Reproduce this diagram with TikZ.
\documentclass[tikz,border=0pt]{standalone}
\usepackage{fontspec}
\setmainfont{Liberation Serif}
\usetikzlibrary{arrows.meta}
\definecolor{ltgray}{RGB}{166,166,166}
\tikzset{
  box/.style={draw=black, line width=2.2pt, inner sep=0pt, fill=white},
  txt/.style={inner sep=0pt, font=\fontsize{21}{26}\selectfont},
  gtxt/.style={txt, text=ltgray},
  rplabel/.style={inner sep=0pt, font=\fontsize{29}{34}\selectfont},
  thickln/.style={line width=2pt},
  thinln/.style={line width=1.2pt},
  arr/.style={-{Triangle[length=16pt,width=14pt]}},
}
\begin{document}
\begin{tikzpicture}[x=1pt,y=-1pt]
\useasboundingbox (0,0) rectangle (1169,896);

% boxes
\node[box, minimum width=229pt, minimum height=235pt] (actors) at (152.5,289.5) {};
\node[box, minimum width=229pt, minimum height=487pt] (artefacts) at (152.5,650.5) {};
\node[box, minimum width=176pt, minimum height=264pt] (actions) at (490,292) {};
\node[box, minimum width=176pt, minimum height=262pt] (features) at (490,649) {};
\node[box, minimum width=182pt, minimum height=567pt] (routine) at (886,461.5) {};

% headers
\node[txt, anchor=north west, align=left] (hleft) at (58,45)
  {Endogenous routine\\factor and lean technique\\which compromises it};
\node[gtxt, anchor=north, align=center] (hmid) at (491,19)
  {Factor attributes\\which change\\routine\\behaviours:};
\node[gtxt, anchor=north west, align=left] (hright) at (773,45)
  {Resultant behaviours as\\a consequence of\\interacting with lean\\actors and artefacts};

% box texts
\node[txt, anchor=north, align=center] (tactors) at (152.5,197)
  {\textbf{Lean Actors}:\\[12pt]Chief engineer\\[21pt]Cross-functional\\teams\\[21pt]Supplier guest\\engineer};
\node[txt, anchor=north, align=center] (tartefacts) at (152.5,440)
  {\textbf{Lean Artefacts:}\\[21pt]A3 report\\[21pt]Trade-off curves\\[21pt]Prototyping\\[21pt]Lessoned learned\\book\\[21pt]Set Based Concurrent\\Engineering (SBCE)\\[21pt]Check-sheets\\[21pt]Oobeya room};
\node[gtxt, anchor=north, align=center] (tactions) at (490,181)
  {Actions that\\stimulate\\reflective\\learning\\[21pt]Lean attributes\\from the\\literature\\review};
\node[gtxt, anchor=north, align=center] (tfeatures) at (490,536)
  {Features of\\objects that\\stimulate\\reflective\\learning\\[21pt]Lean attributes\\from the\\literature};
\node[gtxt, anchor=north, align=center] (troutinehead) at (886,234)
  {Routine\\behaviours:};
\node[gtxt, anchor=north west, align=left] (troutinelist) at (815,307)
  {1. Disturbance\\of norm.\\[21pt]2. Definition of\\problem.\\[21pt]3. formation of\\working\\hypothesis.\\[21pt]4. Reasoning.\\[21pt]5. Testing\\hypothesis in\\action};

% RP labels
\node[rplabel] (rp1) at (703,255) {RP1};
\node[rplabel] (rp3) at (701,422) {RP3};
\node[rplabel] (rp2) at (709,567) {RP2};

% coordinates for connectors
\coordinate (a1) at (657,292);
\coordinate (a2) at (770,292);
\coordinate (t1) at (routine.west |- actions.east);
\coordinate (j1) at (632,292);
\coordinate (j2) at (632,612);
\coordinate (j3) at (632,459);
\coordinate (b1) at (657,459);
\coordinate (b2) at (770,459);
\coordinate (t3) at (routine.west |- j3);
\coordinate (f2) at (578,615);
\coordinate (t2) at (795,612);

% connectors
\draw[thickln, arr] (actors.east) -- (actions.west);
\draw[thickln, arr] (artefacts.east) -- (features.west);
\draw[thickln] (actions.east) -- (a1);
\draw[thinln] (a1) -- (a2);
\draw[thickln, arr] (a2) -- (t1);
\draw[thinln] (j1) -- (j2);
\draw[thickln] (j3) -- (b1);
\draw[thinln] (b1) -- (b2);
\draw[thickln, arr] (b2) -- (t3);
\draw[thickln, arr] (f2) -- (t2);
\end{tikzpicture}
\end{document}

========

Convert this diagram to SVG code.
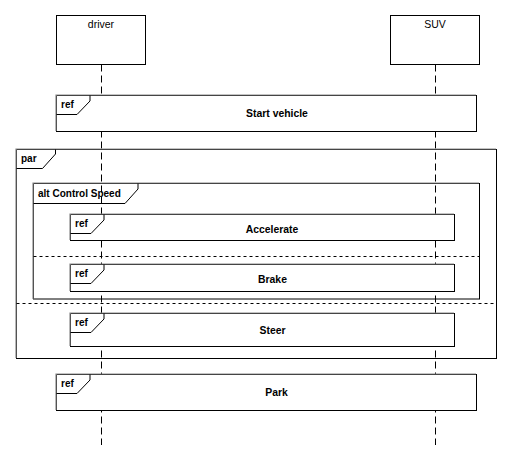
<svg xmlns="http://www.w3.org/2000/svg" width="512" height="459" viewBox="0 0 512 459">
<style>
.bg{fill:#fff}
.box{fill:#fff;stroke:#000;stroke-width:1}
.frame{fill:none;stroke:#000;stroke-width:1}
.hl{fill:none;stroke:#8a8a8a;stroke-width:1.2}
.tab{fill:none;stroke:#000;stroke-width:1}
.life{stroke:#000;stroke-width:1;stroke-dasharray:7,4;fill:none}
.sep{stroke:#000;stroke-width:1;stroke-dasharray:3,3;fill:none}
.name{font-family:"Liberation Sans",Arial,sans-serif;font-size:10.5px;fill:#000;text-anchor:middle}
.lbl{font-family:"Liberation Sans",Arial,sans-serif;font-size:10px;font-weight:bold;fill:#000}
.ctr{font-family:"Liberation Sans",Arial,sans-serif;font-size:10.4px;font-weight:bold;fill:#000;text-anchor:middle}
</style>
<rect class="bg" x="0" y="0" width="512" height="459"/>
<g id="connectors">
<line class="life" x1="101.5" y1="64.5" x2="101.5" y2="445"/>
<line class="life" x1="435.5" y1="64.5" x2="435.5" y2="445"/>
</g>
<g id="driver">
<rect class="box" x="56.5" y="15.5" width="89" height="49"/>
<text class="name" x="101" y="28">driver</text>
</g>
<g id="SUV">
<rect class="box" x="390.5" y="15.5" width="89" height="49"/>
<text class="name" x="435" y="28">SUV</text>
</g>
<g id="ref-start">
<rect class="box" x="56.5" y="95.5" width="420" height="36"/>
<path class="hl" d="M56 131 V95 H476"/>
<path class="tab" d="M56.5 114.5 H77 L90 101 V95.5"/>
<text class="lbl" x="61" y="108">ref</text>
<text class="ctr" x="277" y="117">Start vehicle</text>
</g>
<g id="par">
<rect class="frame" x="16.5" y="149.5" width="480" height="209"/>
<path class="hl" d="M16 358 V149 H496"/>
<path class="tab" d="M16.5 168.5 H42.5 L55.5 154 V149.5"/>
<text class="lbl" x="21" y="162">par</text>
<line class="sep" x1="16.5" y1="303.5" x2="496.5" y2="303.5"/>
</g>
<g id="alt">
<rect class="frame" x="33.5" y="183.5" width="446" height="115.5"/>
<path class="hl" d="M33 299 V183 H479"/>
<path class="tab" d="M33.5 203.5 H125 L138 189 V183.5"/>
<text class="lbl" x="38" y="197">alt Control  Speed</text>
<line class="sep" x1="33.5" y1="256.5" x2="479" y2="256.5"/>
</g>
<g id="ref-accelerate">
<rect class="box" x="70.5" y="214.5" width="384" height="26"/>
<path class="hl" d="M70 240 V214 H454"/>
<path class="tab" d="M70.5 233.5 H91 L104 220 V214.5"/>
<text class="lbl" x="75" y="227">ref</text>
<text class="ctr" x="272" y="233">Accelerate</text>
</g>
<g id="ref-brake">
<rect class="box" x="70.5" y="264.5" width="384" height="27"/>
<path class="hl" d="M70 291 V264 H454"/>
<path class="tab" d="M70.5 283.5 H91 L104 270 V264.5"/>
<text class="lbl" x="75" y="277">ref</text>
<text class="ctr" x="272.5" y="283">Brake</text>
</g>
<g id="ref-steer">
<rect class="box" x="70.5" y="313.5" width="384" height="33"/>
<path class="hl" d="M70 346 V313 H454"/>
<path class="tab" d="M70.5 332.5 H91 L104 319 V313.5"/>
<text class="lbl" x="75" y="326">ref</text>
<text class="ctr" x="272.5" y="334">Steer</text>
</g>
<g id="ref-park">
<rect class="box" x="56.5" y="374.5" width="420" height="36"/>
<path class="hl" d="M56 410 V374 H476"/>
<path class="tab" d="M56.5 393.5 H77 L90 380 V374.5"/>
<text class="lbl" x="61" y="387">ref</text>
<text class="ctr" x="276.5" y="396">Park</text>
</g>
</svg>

========

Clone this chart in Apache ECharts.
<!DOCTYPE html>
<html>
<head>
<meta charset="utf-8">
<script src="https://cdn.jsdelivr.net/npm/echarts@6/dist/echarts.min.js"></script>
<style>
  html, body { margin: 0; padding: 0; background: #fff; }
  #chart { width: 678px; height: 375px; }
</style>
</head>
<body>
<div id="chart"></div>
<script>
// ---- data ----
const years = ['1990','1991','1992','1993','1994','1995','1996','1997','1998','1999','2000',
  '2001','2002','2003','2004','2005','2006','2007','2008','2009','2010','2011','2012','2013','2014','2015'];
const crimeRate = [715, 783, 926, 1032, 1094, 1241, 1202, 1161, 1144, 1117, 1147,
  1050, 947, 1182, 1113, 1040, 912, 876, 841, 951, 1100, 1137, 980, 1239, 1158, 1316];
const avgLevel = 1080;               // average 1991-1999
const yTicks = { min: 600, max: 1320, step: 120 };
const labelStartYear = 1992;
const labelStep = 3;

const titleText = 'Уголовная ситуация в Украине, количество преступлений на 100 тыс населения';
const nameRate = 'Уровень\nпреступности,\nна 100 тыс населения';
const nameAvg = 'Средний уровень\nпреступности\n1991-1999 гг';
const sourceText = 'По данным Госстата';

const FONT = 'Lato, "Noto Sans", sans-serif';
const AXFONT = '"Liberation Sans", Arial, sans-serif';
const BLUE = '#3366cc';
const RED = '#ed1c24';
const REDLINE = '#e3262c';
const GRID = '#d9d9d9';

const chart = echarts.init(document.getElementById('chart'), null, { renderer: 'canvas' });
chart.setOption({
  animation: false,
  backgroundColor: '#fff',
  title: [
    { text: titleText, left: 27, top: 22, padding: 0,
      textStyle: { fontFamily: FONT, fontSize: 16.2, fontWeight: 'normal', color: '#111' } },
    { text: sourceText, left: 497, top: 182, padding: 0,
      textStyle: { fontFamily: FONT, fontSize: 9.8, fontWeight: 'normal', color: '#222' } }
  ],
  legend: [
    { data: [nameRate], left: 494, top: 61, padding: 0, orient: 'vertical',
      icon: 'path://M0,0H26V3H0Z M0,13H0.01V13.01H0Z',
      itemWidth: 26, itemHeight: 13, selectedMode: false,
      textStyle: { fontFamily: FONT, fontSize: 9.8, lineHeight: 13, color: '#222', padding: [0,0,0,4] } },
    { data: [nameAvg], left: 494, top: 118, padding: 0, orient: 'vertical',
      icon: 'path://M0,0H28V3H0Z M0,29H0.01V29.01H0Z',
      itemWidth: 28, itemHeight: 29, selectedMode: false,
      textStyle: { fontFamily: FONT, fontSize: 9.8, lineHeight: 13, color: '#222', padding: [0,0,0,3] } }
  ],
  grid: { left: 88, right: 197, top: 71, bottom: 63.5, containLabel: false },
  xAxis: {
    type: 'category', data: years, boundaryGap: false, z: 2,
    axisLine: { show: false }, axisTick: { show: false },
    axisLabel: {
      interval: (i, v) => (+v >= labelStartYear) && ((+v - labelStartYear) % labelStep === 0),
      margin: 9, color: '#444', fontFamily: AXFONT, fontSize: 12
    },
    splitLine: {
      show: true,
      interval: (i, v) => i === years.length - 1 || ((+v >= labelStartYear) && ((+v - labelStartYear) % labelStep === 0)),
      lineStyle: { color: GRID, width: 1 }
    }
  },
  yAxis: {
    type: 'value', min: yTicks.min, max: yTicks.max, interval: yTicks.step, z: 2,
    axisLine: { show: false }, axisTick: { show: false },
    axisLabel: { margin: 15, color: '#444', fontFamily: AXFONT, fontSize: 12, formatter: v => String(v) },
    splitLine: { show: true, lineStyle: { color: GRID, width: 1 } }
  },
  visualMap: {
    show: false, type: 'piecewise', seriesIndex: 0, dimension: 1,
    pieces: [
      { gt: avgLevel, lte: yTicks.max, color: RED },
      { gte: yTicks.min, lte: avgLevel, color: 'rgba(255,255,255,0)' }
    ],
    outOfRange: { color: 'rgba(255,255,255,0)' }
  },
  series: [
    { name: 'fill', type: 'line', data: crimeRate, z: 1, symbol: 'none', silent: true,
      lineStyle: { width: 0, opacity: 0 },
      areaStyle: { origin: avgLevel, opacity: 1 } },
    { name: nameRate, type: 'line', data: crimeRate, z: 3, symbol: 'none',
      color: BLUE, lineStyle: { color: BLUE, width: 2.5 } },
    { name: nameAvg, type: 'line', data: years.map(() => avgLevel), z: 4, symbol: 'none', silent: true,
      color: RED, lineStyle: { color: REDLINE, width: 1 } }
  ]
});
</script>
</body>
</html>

========

_WHAT TO DO_
Transcribe the lines above from the one with "Clone this chart in Apache ECharts." through the one with "const GRID = '#d9d9d9';". Include both ends and leave out every other line.

_ANSWER_
Clone this chart in Apache ECharts.
<!DOCTYPE html>
<html>
<head>
<meta charset="utf-8">
<script src="https://cdn.jsdelivr.net/npm/echarts@6/dist/echarts.min.js"></script>
<style>
  html, body { margin: 0; padding: 0; background: #fff; }
  #chart { width: 678px; height: 375px; }
</style>
</head>
<body>
<div id="chart"></div>
<script>
// ---- data ----
const years = ['1990','1991','1992','1993','1994','1995','1996','1997','1998','1999','2000',
  '2001','2002','2003','2004','2005','2006','2007','2008','2009','2010','2011','2012','2013','2014','2015'];
const crimeRate = [715, 783, 926, 1032, 1094, 1241, 1202, 1161, 1144, 1117, 1147,
  1050, 947, 1182, 1113, 1040, 912, 876, 841, 951, 1100, 1137, 980, 1239, 1158, 1316];
const avgLevel = 1080;               // average 1991-1999
const yTicks = { min: 600, max: 1320, step: 120 };
const labelStartYear = 1992;
const labelStep = 3;

const titleText = 'Уголовная ситуация в Украине, количество преступлений на 100 тыс населения';
const nameRate = 'Уровень\nпреступности,\nна 100 тыс населения';
const nameAvg = 'Средний уровень\nпреступности\n1991-1999 гг';
const sourceText = 'По данным Госстата';

const FONT = 'Lato, "Noto Sans", sans-serif';
const AXFONT = '"Liberation Sans", Arial, sans-serif';
const BLUE = '#3366cc';
const RED = '#ed1c24';
const REDLINE = '#e3262c';
const GRID = '#d9d9d9';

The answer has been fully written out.